Church weddings have been in decline for years for a variety of reasons. And yet, here I am with ten weddings in our church diary. Thankfully, I don’t need to take them all. Our associate priest Peter Marsh has been requested for most of the Nibley ones. These are all local couples, so there is a connection between them and Peter, a connection between their family and our beautiful church next to the primary school where they used to go for special services for Easter and Christmas as children. The Church feels like the right place to go for their wedding. It is a community space, and they have a relationship with it.
In Wotton, quite a few of our weddings this year are for couples who live some distance away. Often the wedding reception venue is selected and then they look for a local church in which to ‘tie the knot’.
Now this creates an opportunity that our local couples miss out on. If you want to get married in a church but don’t live in the parish or don’t have a parent or grandparent who live in the parish then you don’t have what is called a ‘qualifying connection’. The alternative way to ‘qualify’ to be married in our church, is for the couple to attend services for six months before their wedding. Now you would think this would be a significant ‘put off’, but it seems to be quite the opposite.
Pretty much every week, there is a wedding couple joining our congregation for the morning service. I love it. They sometimes bring other family members, they get to know our wider congregation, they get to know the spiritual space in which they are going to married. We get to know them, and they get to know us. They get to experience what it means to worship God; they hear the words spoken, the songs sung, the prayers said, and the word preached, and we build a relationship with them over that time. They get to experience what church is really about.
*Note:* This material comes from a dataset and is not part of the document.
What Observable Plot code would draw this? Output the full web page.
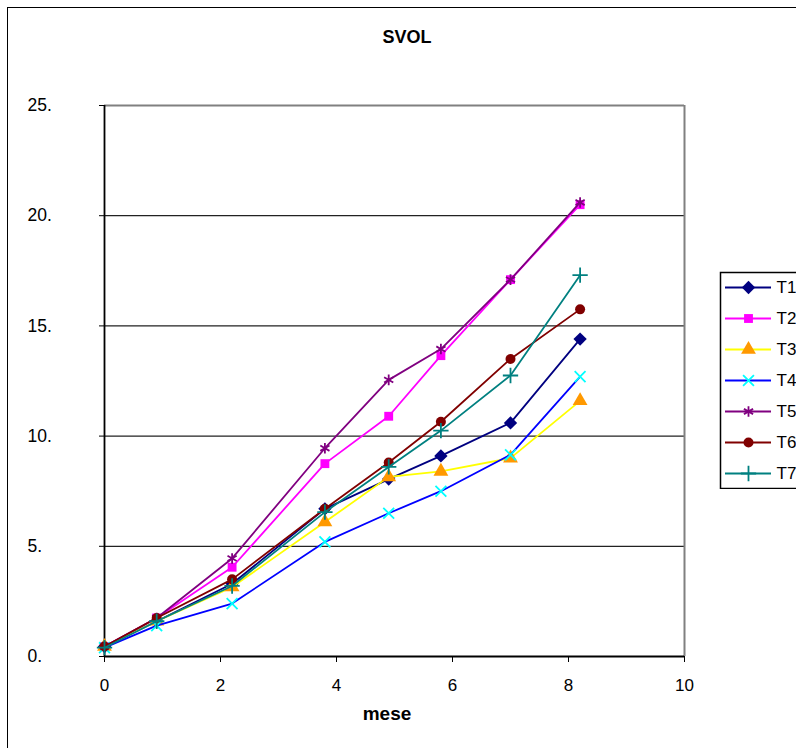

When these wedding couples finally arrive at their wedding day, they are deeply rooted in the church in which they will say their marriage vows. When they walk through our church doors on their special day, they are stepping into a sacred space to which they belong and feel connected.
So why are some wedding couples deciding to choose a church rather than a stately home or a tythe barn? A church is a place you can return to whenever you want. It is a community space. A space to celebrate a wedding anniversary, or for the blessing of a child. It is space that is more than just a venue. It’s the house of God in a community where all are welcome.